When the ABC interviewer pointed out that Ms. Warren had called for breaking up Facebook and ask him whether he was comparing her to Mr. Trump, he parried the question.
“I most certainly did not, she is my friend,” Mr. Booker said. “Let her discuss and debate her positions. I’m telling you right now, we do not need a president that is going to use their own personal beliefs and tell you which companies we should break up. We need a president that’s going to enforce antitrust laws in this country, and I will be that person.”
Momentum against Facebook is also building on Capitol Hill, part of a left-right coalition uniting over their (very different) criticisms of the Silicon Valley behemoths.
Sens.
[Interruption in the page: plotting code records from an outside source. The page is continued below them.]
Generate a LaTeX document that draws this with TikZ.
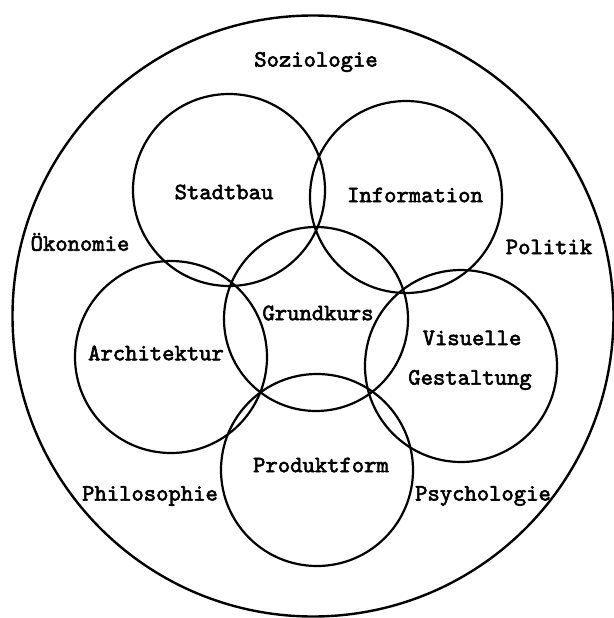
\documentclass[tikz,border=0pt]{standalone}
\usepackage{fontspec}
\newfontfamily\twfont{lmmono10-regular.otf}[FakeBold=2.5]
\begin{document}
\begin{tikzpicture}[x=1pt,y=-1pt,
  ring/.style={circle, draw, line width=2.2pt, inner sep=0pt, minimum size=192pt},
  lbl/.style={font=\twfont\fontsize{23.5}{26}\selectfont, inner sep=0pt}]
\useasboundingbox (0,0) rectangle (613,618);
\node[circle, draw, line width=2.4pt, inner sep=0pt, minimum size=601pt] (outer) at (313,316) {};
\node[ring] (stadt) at (229,190) {};
\node[ring] (info) at (406,197) {};
\node[ring] (archi) at (171,357) {};
\node[ring] (visu) at (461,366) {};
\node[ring] (prod) at (317,470) {};
\node[ring, minimum size=184pt] (grund) at (316,319) {};
\node[lbl] (tsoz) at (316,62) {Soziologie};
\node[lbl] (tstadt) at (224,192) {Stadtbau};
\node[lbl] (tinfo) at (415,195) {Information};
\node[lbl] (toek) at (80,242) {Ökonomie};
\node[lbl] (tpol) at (549,247) {Politik};
\node[lbl] (tgrund) at (318,313) {Grundkurs};
\node[lbl] (tarchi) at (156,353) {Architektur};
\node[lbl] (tvis) at (472,338) {Visuelle};
\node[lbl] (tgest) at (470,380) {Gestaltung};
\node[lbl] (tprod) at (321,465) {Produktform};
\node[lbl] (tphil) at (150,496) {Philosophie};
\node[lbl] (tpsy) at (483,496) {Psychologie};
\end{tikzpicture}
\end{document}
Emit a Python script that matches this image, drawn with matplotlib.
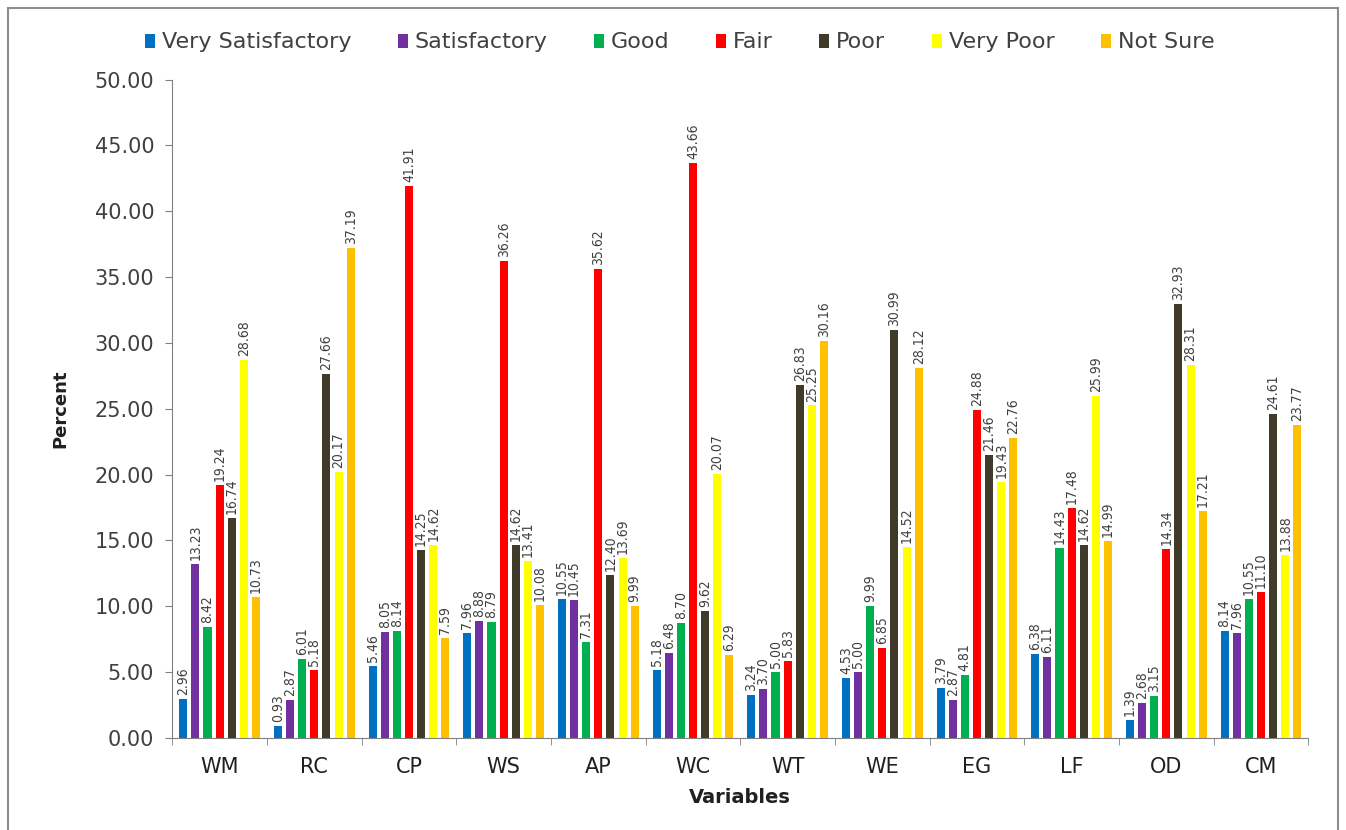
import matplotlib.pyplot as plt
import numpy as np
from matplotlib.patches import Rectangle

variables = ['WM', 'RC', 'CP', 'WS', 'AP', 'WC', 'WT', 'WE', 'EG', 'LF', 'OD', 'CM']
ratings = ['Very Satisfactory', 'Satisfactory', 'Good', 'Fair', 'Poor', 'Very Poor', 'Not Sure']
colors = ['#0070c0', '#7030a0', '#00b050', '#ff0000', '#403a28', '#ffff00', '#ffc000']

very_satisfactory = [2.96, 0.93, 5.46, 7.96, 10.55, 5.18, 3.24, 4.53, 3.79, 6.38, 1.39, 8.14]
satisfactory = [13.23, 2.87, 8.05, 8.88, 10.45, 6.48, 3.70, 5.00, 2.87, 6.11, 2.68, 7.96]
good = [8.42, 6.01, 8.14, 8.79, 7.31, 8.70, 5.00, 9.99, 4.81, 14.43, 3.15, 10.55]
fair = [19.24, 5.18, 41.91, 36.26, 35.62, 43.66, 5.83, 6.85, 24.88, 17.48, 14.34, 11.10]
poor = [16.74, 27.66, 14.25, 14.62, 12.40, 9.62, 26.83, 30.99, 21.46, 14.62, 32.93, 24.61]
very_poor = [28.68, 20.17, 14.62, 13.41, 13.69, 20.07, 25.25, 14.52, 19.43, 25.99, 28.31, 13.88]
not_sure = [10.73, 37.19, 7.59, 10.08, 9.99, 6.29, 30.16, 28.12, 22.76, 14.99, 17.21, 23.77]

series = [very_satisfactory, satisfactory, good, fair, poor, very_poor, not_sure]

plt.rcParams['font.family'] = ['DejaVu Sans']

fig = plt.figure(figsize=(13.46, 8.30), dpi=100)
ax = fig.add_axes([0.128, 0.111, 0.844, 0.793])

x = np.arange(len(variables))
pitch = 0.128
width = 0.085
for i, (vals, name, c) in enumerate(zip(series, ratings, colors)):
    pos = x + (i - 3) * pitch
    ax.bar(pos, vals, width=width, color=c, label=name)
    for px, v in zip(pos, vals):
        ax.text(px, v + 0.3, f'{v:.2f}', rotation=90, ha='center', va='bottom',
                fontsize=10, fontstretch='condensed', color='#404040')

ax.set_ylim(0, 50)
ax.set_xlim(-0.5, len(variables) - 0.5)
yt = np.arange(0, 50.01, 5)
ax.set_yticks(yt)
ax.set_yticklabels([f'{t:.2f}' for t in yt], fontsize=15, color='#404040')
ax.set_xticks(x)
ax.set_xticklabels(variables, fontsize=15, color='#202020')
ax.set_xticks(np.arange(-0.5, len(variables)), minor=True)
ax.tick_params(axis='x', which='major', length=0, pad=14)
ax.tick_params(axis='x', which='minor', length=5, color='#808080')
ax.tick_params(axis='y', length=5, color='#808080', pad=8)

for side in ['top', 'right']:
    ax.spines[side].set_visible(False)
for side in ['left', 'bottom']:
    ax.spines[side].set_color('#808080')

ax.set_xlabel('Variables', fontsize=14, fontweight='bold', color='#202020', labelpad=8)
ax.set_ylabel('Percent', fontsize=13, fontweight='bold', color='#202020', labelpad=18)

fig.legend(loc='upper center', bbox_to_anchor=(0.505, 0.985), ncol=7, frameon=False,
           fontsize=16, handlelength=0.45, handleheight=0.6, handletextpad=0.3,
           columnspacing=2.1, labelcolor='#404040')

fig.patches.append(Rectangle((0.006, -0.01), 0.988, 1.0, transform=fig.transFigure,
                             fill=False, edgecolor='#8c8c8c', linewidth=1.5))

plt.savefig('out.png', dpi=100)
Richard Blumenthal, Connecticut Democrat, and Josh Hawley, Missouri Republican, sent a letter last week to the Federal Trade Commission complaining that the expected fine of $3 billion to $5 billion for privacy violations in the Cambridge Analytica case is too small for a company that size.
The senators argued that only a bigger fine — the FTC hasn’t formally announced a penalty — would send a real message and hinted that individual executives such as Mark Zuckerberg should be held accountable personally. The pair also requested specific rules restricting data collection and cross-platform data sharing.